**DESCRIPTION OF THE TASK**
Copy the records that follow exactly as written, but not their pictures.

**RAW DATA**
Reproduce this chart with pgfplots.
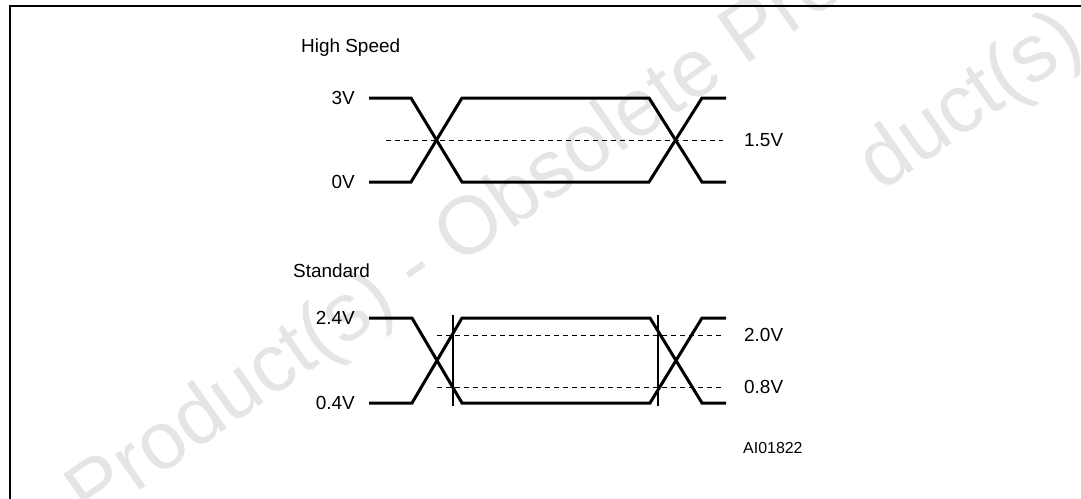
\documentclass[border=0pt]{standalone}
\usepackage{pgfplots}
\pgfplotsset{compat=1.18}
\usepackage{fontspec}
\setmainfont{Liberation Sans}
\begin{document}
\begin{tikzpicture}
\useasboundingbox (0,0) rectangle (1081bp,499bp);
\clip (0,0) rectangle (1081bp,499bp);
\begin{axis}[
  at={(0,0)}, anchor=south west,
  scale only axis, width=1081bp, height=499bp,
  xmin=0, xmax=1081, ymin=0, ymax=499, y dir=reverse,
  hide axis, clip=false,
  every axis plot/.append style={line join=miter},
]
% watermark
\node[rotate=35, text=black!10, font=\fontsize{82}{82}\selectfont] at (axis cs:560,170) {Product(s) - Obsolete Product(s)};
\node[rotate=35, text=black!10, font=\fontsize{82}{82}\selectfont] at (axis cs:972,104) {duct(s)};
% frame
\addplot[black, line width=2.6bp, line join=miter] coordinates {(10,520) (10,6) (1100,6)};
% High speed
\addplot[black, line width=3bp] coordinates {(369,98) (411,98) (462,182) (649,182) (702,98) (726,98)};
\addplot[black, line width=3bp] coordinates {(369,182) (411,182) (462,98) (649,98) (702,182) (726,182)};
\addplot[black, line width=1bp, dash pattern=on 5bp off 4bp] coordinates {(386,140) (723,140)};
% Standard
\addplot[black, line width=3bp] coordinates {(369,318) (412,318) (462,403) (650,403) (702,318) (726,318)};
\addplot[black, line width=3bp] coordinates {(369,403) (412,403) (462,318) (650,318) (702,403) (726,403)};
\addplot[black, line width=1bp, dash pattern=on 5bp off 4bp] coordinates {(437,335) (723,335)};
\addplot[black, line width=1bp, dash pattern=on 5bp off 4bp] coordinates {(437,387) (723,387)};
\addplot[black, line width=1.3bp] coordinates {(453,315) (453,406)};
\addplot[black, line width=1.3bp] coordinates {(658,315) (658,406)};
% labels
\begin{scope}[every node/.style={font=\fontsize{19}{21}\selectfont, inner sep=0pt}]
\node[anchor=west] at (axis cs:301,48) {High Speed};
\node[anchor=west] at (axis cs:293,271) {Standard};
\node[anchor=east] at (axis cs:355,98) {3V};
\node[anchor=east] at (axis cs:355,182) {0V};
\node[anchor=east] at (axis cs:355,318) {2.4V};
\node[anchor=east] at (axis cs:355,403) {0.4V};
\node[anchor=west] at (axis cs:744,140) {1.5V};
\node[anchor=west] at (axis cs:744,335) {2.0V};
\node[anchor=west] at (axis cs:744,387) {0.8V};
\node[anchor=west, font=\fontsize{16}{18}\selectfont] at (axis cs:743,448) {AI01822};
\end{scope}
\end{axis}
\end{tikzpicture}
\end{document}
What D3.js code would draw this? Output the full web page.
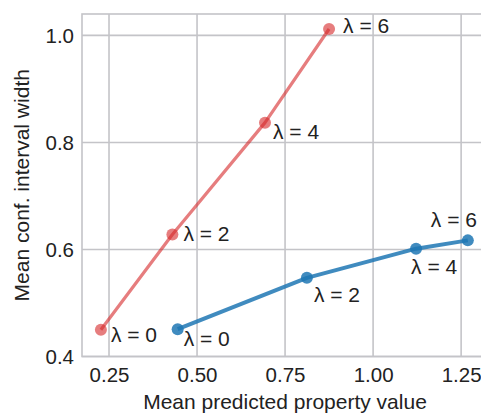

**SOLVED PROBLEM**
Reproduce this chart with pgfplots.
\documentclass[border=0pt]{standalone}
\usepackage{pgfplots}
\pgfplotsset{compat=1.18}
\usepackage{fontspec}
\setmainfont{Liberation Sans}
\begin{document}
\begin{tikzpicture}
\useasboundingbox (0,0) rectangle (1081bp,499bp);
\clip (0,0) rectangle (1081bp,499bp);
\begin{axis}[
  at={(0,0)}, anchor=south west,
  scale only axis, width=1081bp, height=499bp,
  xmin=0, xmax=1081, ymin=0, ymax=499, y dir=reverse,
  hide axis, clip=false,
  every axis plot/.append style={line join=miter},
]
% watermark
\node[rotate=35, text=black!10, font=\fontsize{82}{82}\selectfont] at (axis cs:560,170) {Product(s) - Obsolete Product(s)};
\node[rotate=35, text=black!10, font=\fontsize{82}{82}\selectfont] at (axis cs:972,104) {duct(s)};
% frame
\addplot[black, line width=2.6bp, line join=miter] coordinates {(10,520) (10,6) (1100,6)};
% High speed
\addplot[black, line width=3bp] coordinates {(369,98) (411,98) (462,182) (649,182) (702,98) (726,98)};
\addplot[black, line width=3bp] coordinates {(369,182) (411,182) (462,98) (649,98) (702,182) (726,182)};
\addplot[black, line width=1bp, dash pattern=on 5bp off 4bp] coordinates {(386,140) (723,140)};
% Standard
\addplot[black, line width=3bp] coordinates {(369,318) (412,318) (462,403) (650,403) (702,318) (726,318)};
\addplot[black, line width=3bp] coordinates {(369,403) (412,403) (462,318) (650,318) (702,403) (726,403)};
\addplot[black, line width=1bp, dash pattern=on 5bp off 4bp] coordinates {(437,335) (723,335)};
\addplot[black, line width=1bp, dash pattern=on 5bp off 4bp] coordinates {(437,387) (723,387)};
\addplot[black, line width=1.3bp] coordinates {(453,315) (453,406)};
\addplot[black, line width=1.3bp] coordinates {(658,315) (658,406)};
% labels
\begin{scope}[every node/.style={font=\fontsize{19}{21}\selectfont, inner sep=0pt}]
\node[anchor=west] at (axis cs:301,48) {High Speed};
\node[anchor=west] at (axis cs:293,271) {Standard};
\node[anchor=east] at (axis cs:355,98) {3V};
\node[anchor=east] at (axis cs:355,182) {0V};
\node[anchor=east] at (axis cs:355,318) {2.4V};
\node[anchor=east] at (axis cs:355,403) {0.4V};
\node[anchor=west] at (axis cs:744,140) {1.5V};
\node[anchor=west] at (axis cs:744,335) {2.0V};
\node[anchor=west] at (axis cs:744,387) {0.8V};
\node[anchor=west, font=\fontsize{16}{18}\selectfont] at (axis cs:743,448) {AI01822};
\end{scope}
\end{axis}
\end{tikzpicture}
\end{document}
What D3.js code would draw this? Output the full web page.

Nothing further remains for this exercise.